[Start Provided records]

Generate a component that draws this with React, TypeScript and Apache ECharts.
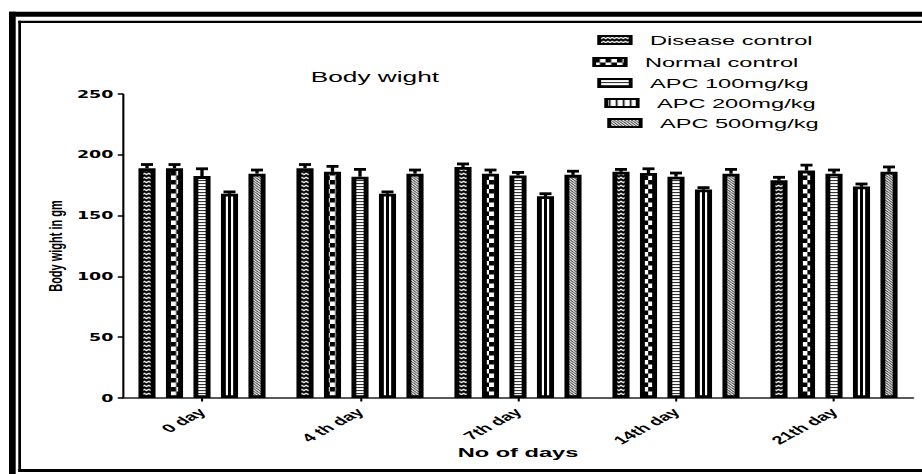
import React, { useEffect, useRef } from 'react';
import * as echarts from 'echarts';

// ---------- data ----------
const categories = ['0 day', '4 th day', '7th day', '14th day', '21th day'];
const seriesNames = ['Disease control', 'Normal control', 'APC 100mg/kg', 'APC 200mg/kg', 'APC 500mg/kg'];
const diseaseControl = [189, 189, 190, 186, 179];
const normalControl = [189, 186, 184.5, 185, 187];
const apc100 = [182.5, 182, 183, 182, 184.5];
const apc200 = [168, 168, 166, 171.5, 174];
const apc500 = [184.5, 184.5, 183.5, 184.5, 186];
const diseaseControlErr = [3, 3, 2.5, 2, 2.5];
const normalControlErr = [3, 4.5, 3, 3.5, 4.5];
const apc100Err = [6, 6, 2.5, 3, 3];
const apc200Err = [1.5, 1.5, 2, 1.5, 2];
const apc500Err = [3, 3, 3, 3.5, 4];
const yMin = 0;
const yMax = 250;
const yInterval = 50;

const VALUES = [diseaseControl, normalControl, apc100, apc200, apc500];
const ERRS = [diseaseControlErr, normalControlErr, apc100Err, apc200Err, apc500Err];

// ---------- layout (the picture is horizontally stretched) ----------
const W = 527;
const H = 474;
const S = 922 / W;
const ux = (x: number) => x / S;
const FONT = '"Liberation Sans", Arial, Helvetica, sans-serif';
const BORDER = 2.8;
const BW = ux(22) - BORDER;
const STEP = ux(27.5);
const GAP = ((STEP - BW) / BW) * 100 + '%';
const LEGEND_TEXT_X = [648, 643, 648, 655, 658];
const LEGEND_Y = [40, 62, 83, 103, 123];

function pat(w: number, h: number, draw: (c: CanvasRenderingContext2D) => void) {
  const k = 4;
  const cv = document.createElement('canvas');
  cv.width = Math.round(w * k);
  cv.height = Math.round(h * k);
  const ctx = cv.getContext('2d') as CanvasRenderingContext2D;
  ctx.scale(k, k);
  draw(ctx);
  return {
    image: cv.toDataURL(),
    repeat: 'repeat',
    imageWidth: cv.width,
    imageHeight: cv.height,
    scaleX: 1 / k,
    scaleY: 1 / k,
  } as any;
}

function buildPatterns() {
  const wavy = pat(5, 4, (c) => {
    c.fillStyle = '#000';
    c.fillRect(0, 0, 5, 4);
    c.strokeStyle = '#fff';
    c.lineWidth = 1.0;
    c.beginPath();
    c.moveTo(-1.25, 2.7);
    c.lineTo(0, 1.2);
    c.lineTo(1.25, 2.7);
    c.lineTo(2.5, 1.2);
    c.lineTo(3.75, 2.7);
    c.lineTo(5, 1.2);
    c.lineTo(6.25, 2.7);
    c.stroke();
  });
  const checker = pat(6.5, 9, (c) => {
    c.fillStyle = '#fff';
    c.fillRect(0, 0, 6.5, 9);
    c.fillStyle = '#000';
    c.fillRect(0, 0, 3.25, 4.5);
    c.fillRect(3.25, 4.5, 3.25, 4.5);
  });
  const hlines = pat(1, 3, (c) => {
    c.fillStyle = '#fff';
    c.fillRect(0, 0, 1, 3);
    c.fillStyle = '#333';
    c.fillRect(0, 0, 1, 1.1);
  });
  const white = '#fff';
  const diag = pat(2, 2.5, (c) => {
    c.fillStyle = '#fff';
    c.fillRect(0, 0, 2, 2.5);
    c.strokeStyle = '#222';
    c.lineWidth = 0.7;
    [-2, 0, 2].forEach((dx) => {
      c.beginPath();
      c.moveTo(dx, 0);
      c.lineTo(dx + 2, 2.5);
      c.stroke();
    });
  });
  const vlines = pat(4, 1, (c) => {
    c.fillStyle = '#fff';
    c.fillRect(0, 0, 4, 1);
    c.fillStyle = '#000';
    c.fillRect(1.5, 0, 1, 1);
  });
  return { fills: [wavy, checker, hlines, white, diag], vlines };
}

export default function App() {
  const ref = useRef<HTMLDivElement>(null);
  useEffect(() => {
    if (!ref.current) return;
    const chart = echarts.init(ref.current, undefined, { renderer: 'svg' });
    const { fills, vlines } = buildPatterns();

    const errData: number[][] = [];
    VALUES.forEach((vals, si) => vals.forEach((v, ci) => errData.push([ci, v, ERRS[si][ci], si])));

    const option: any = {
      animation: false,
      backgroundColor: '#fff',
      title: {
        text: 'Body wight',
        left: ux(375) - 36.7,
        top: 69.5,
        padding: 0,
        textStyle: { fontFamily: FONT, fontSize: 15, fontWeight: 'normal', color: '#000' },
      },
      legend: seriesNames.map((n, i) => ({
        data: [i === 3 ? { name: n, itemStyle: { color: vlines } } : n],
        left: ux(LEGEND_TEXT_X[i]) - 18 - 5 - 6,
        top: LEGEND_Y[i] - 7,
        orient: 'vertical',
        padding: 0,
        itemWidth: 18,
        itemHeight: 8,
        icon: 'rect',
        selectedMode: false,
        itemStyle: { borderColor: '#000', borderWidth: 2.2 },
        textStyle: { fontFamily: FONT, fontSize: 13.5, color: '#000', padding: [0, 0, 0, 6] },
      })),
      grid: {
        left: ux(123),
        top: 94,
        width: ux(790),
        height: 304,
        containLabel: false,
        outerBoundsMode: 'none',
      },
      xAxis: {
        type: 'category',
        data: categories,
        name: 'No of days',
        nameLocation: 'middle',
        nameGap: 47,
        nameMoveOverlap: false,
        nameTextStyle: { fontFamily: FONT, fontWeight: 'bold', fontSize: 13.5, color: '#000' },
        axisLine: { show: true, lineStyle: { color: '#222', width: 1.5 } },
        axisTick: { show: true, alignWithLabel: true, length: 3.5, lineStyle: { color: '#000', width: 1.2 } },
        axisLabel: {
          interval: 0,
          rotate: 43,
          margin: 12,
          fontFamily: FONT,
          fontWeight: 'bold',
          fontSize: 11.5,
          color: '#000',
        },
        splitLine: { show: false },
      },
      yAxis: {
        type: 'value',
        min: yMin,
        max: yMax,
        interval: yInterval,
        name: 'Body wight in gm',
        nameLocation: 'middle',
        nameGap: 33,
        nameMoveOverlap: false,
        nameTextStyle: { fontFamily: FONT, fontWeight: 'bold', fontSize: 11, color: '#000' },
        axisLine: { show: true, lineStyle: { color: '#000', width: 1.2 } },
        axisTick: { show: true, length: 3, lineStyle: { color: '#000', width: 1.5 } },
        axisLabel: {
          margin: 5.5,
          fontFamily: '"DejaVu Sans", sans-serif',
          fontWeight: 'bold',
          fontSize: 10,
          color: '#000',
        },
        splitLine: { show: false },
      },
      graphic: [
        { type: 'rect', silent: true, shape: { x: ux(9), y: 11.7, width: ux(6.7), height: 480 }, style: { fill: '#000' } },
        { type: 'rect', silent: true, shape: { x: ux(9), y: 11.7, width: 700, height: 5 }, style: { fill: '#000' } },
        { type: 'rect', silent: true, shape: { x: ux(18.3), y: 20.7, width: ux(2.7), height: 451.3 }, style: { fill: '#000' } },
        { type: 'rect', silent: true, shape: { x: ux(18.3), y: 20.7, width: 700, height: 2.3 }, style: { fill: '#000' } },
        { type: 'rect', silent: true, shape: { x: ux(18.3), y: 469, width: 700, height: 3 }, style: { fill: '#000' } },
      ],
      series: [
        ...seriesNames.map((n, i) => ({
          type: 'bar',
          name: n,
          data: VALUES[i],
          barWidth: BW,
          barGap: GAP,
          itemStyle: { color: fills[i], borderColor: '#000', borderWidth: BORDER },
          emphasis: { disabled: true },
          z: 2,
        })),
        {
          type: 'custom',
          name: 'error',
          data: errData,
          encode: { x: 0, y: 1 },
          silent: true,
          clip: false,
          z: 5,
          renderItem: (_p: any, api: any) => {
            const ci = api.value(0);
            const v = api.value(1);
            const e = api.value(2);
            const si = api.value(3);
            const p0 = api.coord([ci, v]);
            const p1 = api.coord([ci, v + e]);
            const pb = api.coord([ci, 0]);
            const x = p0[0] + (si - 2) * STEP;
            const cap = ux(12);
            const children: any[] = [
              { type: 'line', shape: { x1: x, y1: p0[1], x2: x, y2: p1[1] }, style: { stroke: '#000', lineWidth: 1.9 } },
              { type: 'line', shape: { x1: x - cap / 2, y1: p1[1], x2: x + cap / 2, y2: p1[1] }, style: { stroke: '#000', lineWidth: 2.8 } },
            ];
            if (si === 3) {
              children.push({
                type: 'line',
                shape: { x1: x, y1: pb[1], x2: x, y2: p0[1] },
                style: { stroke: '#000', lineWidth: 1.7 },
              });
            }
            return { type: 'group', children };
          },
        },
      ],
    };
    chart.setOption(option);
    return () => chart.dispose();
  }, []);

  return (
    <div
      ref={ref}
      style={{
        position: 'fixed',
        left: 0,
        top: 0,
        width: W,
        height: H,
        transform: `scaleX(${S})`,
        transformOrigin: '0 0',
        background: '#fff',
      }}
    />
  );
}
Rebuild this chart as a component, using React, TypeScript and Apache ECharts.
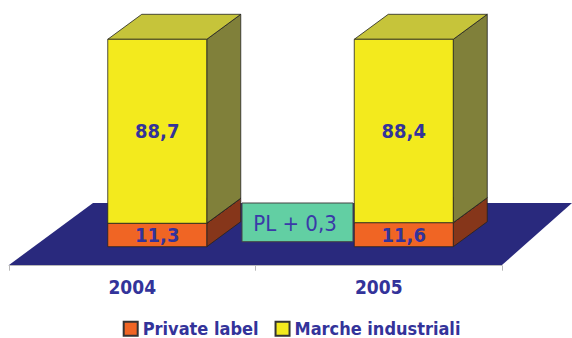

[End Provided records]

In the records above, find the line containing "const yInterval = 50;" and output every line from the first through that one, exactly, omitting pictures.

Correct response ->
Generate a component that draws this with React, TypeScript and Apache ECharts.
import React, { useEffect, useRef } from 'react';
import * as echarts from 'echarts';

// ---------- data ----------
const categories = ['0 day', '4 th day', '7th day', '14th day', '21th day'];
const seriesNames = ['Disease control', 'Normal control', 'APC 100mg/kg', 'APC 200mg/kg', 'APC 500mg/kg'];
const diseaseControl = [189, 189, 190, 186, 179];
const normalControl = [189, 186, 184.5, 185, 187];
const apc100 = [182.5, 182, 183, 182, 184.5];
const apc200 = [168, 168, 166, 171.5, 174];
const apc500 = [184.5, 184.5, 183.5, 184.5, 186];
const diseaseControlErr = [3, 3, 2.5, 2, 2.5];
const normalControlErr = [3, 4.5, 3, 3.5, 4.5];
const apc100Err = [6, 6, 2.5, 3, 3];
const apc200Err = [1.5, 1.5, 2, 1.5, 2];
const apc500Err = [3, 3, 3, 3.5, 4];
const yMin = 0;
const yMax = 250;
const yInterval = 50;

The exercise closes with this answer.